We, like you, fondly remember the old days of gaming–two button controllers, devastatingly inaccurate D-pads, and games with more pixels than common sense. Pole Position is one such game from the halcyon days of our youth, and when we booted it up for the iPhone, we were excited. It played catchy tunes from the 8-bit era, with proto-stereo sound and no instruments we could identify. The graphics were upgraded, but reminiscent of the old school. The screen was uncluttered, and the controls simple. And then, suddenly, we remembered why we don’t play our Nintendo anymore. Pole Position Remix reminds of the original game, meaning that it is mostly an exercise in frustration.
There are 15 tracks to race on in Pole Position Remix, which actually means 5 actual tracks and three ways to play each–regular, reversed, and mirror imaged, once you unlock them. The car choices are also deceptively limited. You have quite a few themes to choose from, all based on old-school Namco games (like Pac-Man and Tekken), but the car itself remains the same, speed, handling and all. The controls can be customized to your specific style–tilt, touch, or fake steering wheel.
From there, the old Pole Position gameplay really starts to show its age. For example, there are a number of on-screen rivals racing against you, but they’re actually just obstacles; you are awarded the gold, silver on bronze based on your time, not on the other cars on the track. Green cars stay in their lane, and purple cars veer in front of you. The only difference we found between difficulty levels is that on the harder setting the course is narrower and there are more cars on the track. Also, the brake functions more along the lines of a brick wall. You can’t hold it for more than a second without stopping completely, and though you can switch to a touch based accelerator, it works just as badly. The tracks, for all of their curves, play more like a green screen in front of you than an actual course. The backgrounds are boring, and the scaling of the graphics at speed leave a little to be desired. We know the game is going for a retro look, but we wish the graphics had been upgraded a little further.

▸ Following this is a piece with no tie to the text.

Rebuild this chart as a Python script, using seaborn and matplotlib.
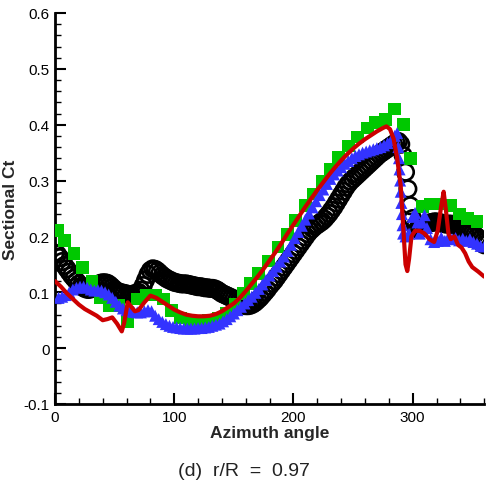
import numpy as np
import pandas as pd
import seaborn as sns
import matplotlib.pyplot as plt
from matplotlib.ticker import MultipleLocator

# ---- data ----
# black open circles (every 2 degrees, 0..360)
circle_az = np.arange(0, 361, 2)
circle_ct = [
    0.170, 0.168, 0.162, 0.155, 0.148, 0.142, 0.136, 0.130, 0.125, 0.120,
    0.115, 0.111, 0.108, 0.106, 0.105, 0.106, 0.108, 0.111, 0.114, 0.116,
    0.117, 0.117, 0.116, 0.113, 0.109, 0.105, 0.102, 0.100, 0.099, 0.098,
    0.097, 0.096, 0.096, 0.097, 0.098, 0.100, 0.104, 0.112, 0.122, 0.132,
    0.139, 0.142, 0.141, 0.138, 0.134, 0.130, 0.127, 0.124, 0.122, 0.120,
    0.118, 0.117, 0.116, 0.115, 0.115, 0.115, 0.114, 0.113, 0.112, 0.111,
    0.110, 0.110, 0.109, 0.108, 0.108, 0.107, 0.107, 0.106, 0.104, 0.101,
    0.098, 0.096, 0.094, 0.092, 0.090, 0.088, 0.085, 0.082, 0.079, 0.077,
    0.076, 0.076, 0.077, 0.079, 0.082, 0.086, 0.090, 0.095, 0.100, 0.105,
    0.111, 0.116, 0.121, 0.127, 0.133, 0.139, 0.145, 0.151, 0.157, 0.163,
    0.169, 0.175, 0.181, 0.187, 0.193, 0.199, 0.205, 0.210, 0.214, 0.218,
    0.221, 0.224, 0.227, 0.231, 0.236, 0.241, 0.247, 0.253, 0.260, 0.267,
    0.274, 0.281, 0.288, 0.294, 0.299, 0.303, 0.307, 0.311, 0.315, 0.319,
    0.323, 0.327, 0.331, 0.335, 0.339, 0.343, 0.347, 0.350, 0.353, 0.356,
    0.359, 0.362, 0.365, 0.368, 0.370, 0.365, 0.345, 0.315, 0.285, 0.255,
    0.232, 0.218, 0.213, 0.214, 0.217, 0.220, 0.222, 0.224, 0.225, 0.226,
    0.226, 0.225, 0.224, 0.223, 0.222, 0.222, 0.222, 0.221, 0.220, 0.218,
    0.216, 0.214, 0.212, 0.210, 0.208, 0.206, 0.203, 0.199, 0.194, 0.189,
    0.185,
]

# green squares
square_az = [2, 8, 16, 23, 31, 38, 46, 53, 61, 69, 77, 84, 91, 98, 105, 113,
             121, 129, 137, 144, 151, 158, 164, 171, 179, 187, 195, 202, 210,
             217, 224, 231, 238, 246, 254, 262, 269, 277, 285, 292, 298, 308,
             315, 323, 332, 339, 346, 354]
square_ct = [0.210, 0.192, 0.170, 0.145, 0.120, 0.090, 0.076, 0.076, 0.047,
             0.088, 0.095, 0.095, 0.088, 0.067, 0.054, 0.049, 0.047, 0.049,
             0.054, 0.062, 0.078, 0.098, 0.115, 0.133, 0.156, 0.181, 0.204,
             0.228, 0.255, 0.276, 0.299, 0.320, 0.342, 0.362, 0.378, 0.394,
             0.404, 0.410, 0.428, 0.400, 0.340, 0.253, 0.258, 0.258, 0.255,
             0.240, 0.232, 0.226]

# blue triangles
tri_az = [3, 6, 9, 12, 15, 18, 21, 24, 27, 30, 33, 36, 39, 42, 45, 48, 51,
          54, 57, 60, 63, 66, 69, 72, 75, 78, 81, 84, 87, 90, 93, 96, 99, 102,
          105, 108, 111, 114, 117, 120, 123, 126, 129, 132, 135, 138, 141,
          144, 147, 150, 153, 156, 159, 162, 165, 168, 171, 174, 177, 180,
          183, 186, 189, 192, 195, 198, 201, 204, 207, 210, 213, 216, 219,
          222, 225, 228, 231, 234, 237, 240, 243, 246, 249, 252, 255, 258,
          261, 264, 267, 270, 273, 276, 279, 282, 285, 287, 288, 288.5, 289,
          289.5, 290, 290.5, 291, 291.5, 292, 294, 297, 300, 302, 304, 306,
          308, 310, 312, 315, 318, 321, 324, 327, 330, 333, 336, 339, 342,
          345, 348, 351, 354, 357, 360]
tri_ct = [0.090, 0.092, 0.095, 0.100, 0.105, 0.108, 0.110, 0.110, 0.108,
          0.105, 0.103, 0.104, 0.103, 0.100, 0.096, 0.090, 0.083, 0.076,
          0.071, 0.068, 0.066, 0.065, 0.064, 0.064, 0.066, 0.068, 0.066,
          0.058, 0.052, 0.047, 0.043, 0.040, 0.038, 0.037, 0.036, 0.035,
          0.035, 0.035, 0.035, 0.036, 0.036, 0.037, 0.038, 0.040, 0.042,
          0.044, 0.048, 0.052, 0.057, 0.062, 0.068, 0.074, 0.080, 0.086,
          0.092, 0.099, 0.106, 0.114, 0.122, 0.130, 0.138, 0.146, 0.155,
          0.164, 0.174, 0.185, 0.197, 0.208, 0.219, 0.230, 0.241, 0.252,
          0.263, 0.274, 0.284, 0.294, 0.303, 0.311, 0.318, 0.324, 0.330,
          0.335, 0.340, 0.344, 0.347, 0.350, 0.352, 0.354, 0.356, 0.358,
          0.360, 0.363, 0.367, 0.372, 0.380, 0.385, 0.360, 0.340, 0.320,
          0.300, 0.280, 0.260, 0.240, 0.220, 0.205, 0.200, 0.205, 0.235,
          0.242, 0.225, 0.205, 0.225, 0.238, 0.215, 0.195, 0.190, 0.192,
          0.198, 0.192, 0.198, 0.195, 0.197, 0.193, 0.196, 0.192, 0.195,
          0.190, 0.187, 0.183, 0.182]

# red solid line
line_az = [0, 5, 10, 15, 20, 25, 30, 35, 40, 44, 48, 52, 56, 58, 61, 64, 67,
           70, 75, 80, 85, 90, 95, 100, 105, 110, 115, 120, 125, 130, 135,
           140, 145, 150, 155, 160, 165, 170, 175, 180, 185, 190, 195, 200,
           205, 210, 215, 220, 225, 230, 235, 240, 245, 250, 255, 260, 265,
           270, 275, 278, 281, 284, 287, 290, 292, 294, 295.5, 297, 299, 302,
           306, 310, 314, 318, 321, 324, 326, 328, 330, 332, 335, 338, 341,
           344, 347, 350, 355, 360]
line_ct = [0.120, 0.110, 0.098, 0.088, 0.078, 0.070, 0.064, 0.058, 0.050,
           0.052, 0.055, 0.044, 0.030, 0.045, 0.082, 0.074, 0.066, 0.068,
           0.082, 0.094, 0.090, 0.083, 0.076, 0.069, 0.064, 0.060, 0.058,
           0.057, 0.057, 0.058, 0.061, 0.066, 0.073, 0.080, 0.090, 0.102,
           0.115, 0.128, 0.142, 0.157, 0.172, 0.188, 0.205, 0.221, 0.237,
           0.253, 0.268, 0.283, 0.297, 0.311, 0.324, 0.336, 0.347, 0.357,
           0.366, 0.374, 0.381, 0.388, 0.394, 0.397, 0.392, 0.375, 0.340,
           0.290, 0.220, 0.150, 0.138, 0.160, 0.200, 0.210, 0.210, 0.205,
           0.195, 0.190, 0.210, 0.255, 0.280, 0.245, 0.205, 0.195, 0.200,
           0.185, 0.180, 0.170, 0.155, 0.145, 0.137, 0.128]

caption = "(d)  r/R  =  0.97"

# ---- plot ----
sns.set_style("white")
plt.rcParams['font.family'] = ['Liberation Sans', 'DejaVu Sans']

fig = plt.figure(figsize=(4.88, 4.89), dpi=100)
ax = fig.add_axes([0.1127, 0.1718, 0.8795, 0.7996])

sns.scatterplot(x=circle_az, y=circle_ct, ax=ax, marker='o', s=140,
                facecolors='none', edgecolor='black', linewidth=1.9, zorder=2)
sns.scatterplot(x=square_az, y=square_ct, ax=ax, marker='s', s=85,
                color='#00c800', edgecolor='none', zorder=3)
sns.scatterplot(x=tri_az, y=tri_ct, ax=ax, marker='^', s=75,
                color='#3333ff', edgecolor='none', zorder=4)
sns.lineplot(x=line_az, y=line_ct, ax=ax, color='#cc0000', linewidth=3.0,
             sort=False, zorder=5)

ax.set_xlim(0, 360)
ax.set_ylim(-0.1, 0.6)
ax.xaxis.set_major_locator(MultipleLocator(100))
ax.xaxis.set_minor_locator(MultipleLocator(20))
ax.yaxis.set_major_locator(MultipleLocator(0.1))
ax.yaxis.set_minor_locator(MultipleLocator(0.02))
ax.set_yticks(np.arange(-0.1, 0.61, 0.1))
ax.set_yticklabels(['-0.1', '0', '0.1', '0.2', '0.3', '0.4', '0.5', '0.6'])
ax.tick_params(which='both', bottom=True, left=True, top=False, right=False)
ax.tick_params(which='major', direction='in', length=8, width=1.5,
               labelsize=11, colors='black', pad=4)
ax.tick_params(which='minor', direction='in', length=4, width=1.0,
               colors='black')
for side in ['top', 'right']:
    ax.spines[side].set_visible(False)
for side in ['left', 'bottom']:
    ax.spines[side].set_linewidth(2)
    ax.spines[side].set_color('black')

ax.set_xlabel('Azimuth angle', fontsize=12.5, fontweight='bold', labelpad=1)
ax.set_ylabel('Sectional Ct', fontsize=12.5, fontweight='bold')
ax.yaxis.set_label_coords(-0.087, 0.5)

fig.text(0.5, 1 - 472 / 489, caption, ha='center', va='center', fontsize=14,
         color='#222222')

fig.savefig('out.png', dpi=100)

And then there’s the crashing. We bring this up last, because it’s really the game’s most significant attribute. When your car hits anything other than a small shrub–a billboard, another car, whatever–you crash. The car explodes in a pile of fire and your speed slows to zero. You have to wait for a new car to generate before speeding back up and rejoining the race. This huge time drain is almost impossible to avoid in certain circumstances, even with the game’s responsive steering. Purple cars will switch lanes mid curve, and since the game doesn’t use anything resembling real-world physics, often you’ve no option but to be reduced to a smoldering pile of wreckage. All the crashing will make you want to throw your device into a lake. To be fair, you will gradually get better at dodging crashes as you gain experience, and this is exactly how the first game played, but the constant disruptions are likely to ruin the game for many players.
The real problem with Pole Position Remix isn’t that it fails to recapture the original game’s feel–it actually does a pretty good job in this department–but more that the original game doesn’t hold up after 26 years, especially on the iPhone. The game is hurt across the board by its rudimentary design and lack of depth. The Grand Prix mode is fun, but qualifying every time is not. The car selection is cool, but ultimately worthless. The races have promise, but then the crashes come. The tracks look enjoyable and hearken back to the days when games were measured in bits, but they all play the same and don’t feel worthy of an iPhone game. We enjoyed a few moments of fleeting nostalgia, and you might too, especially if you liked the game the first time around. But there are definitely much better ways of spending $5.99 in the App Store if you’re just interested in a racing game.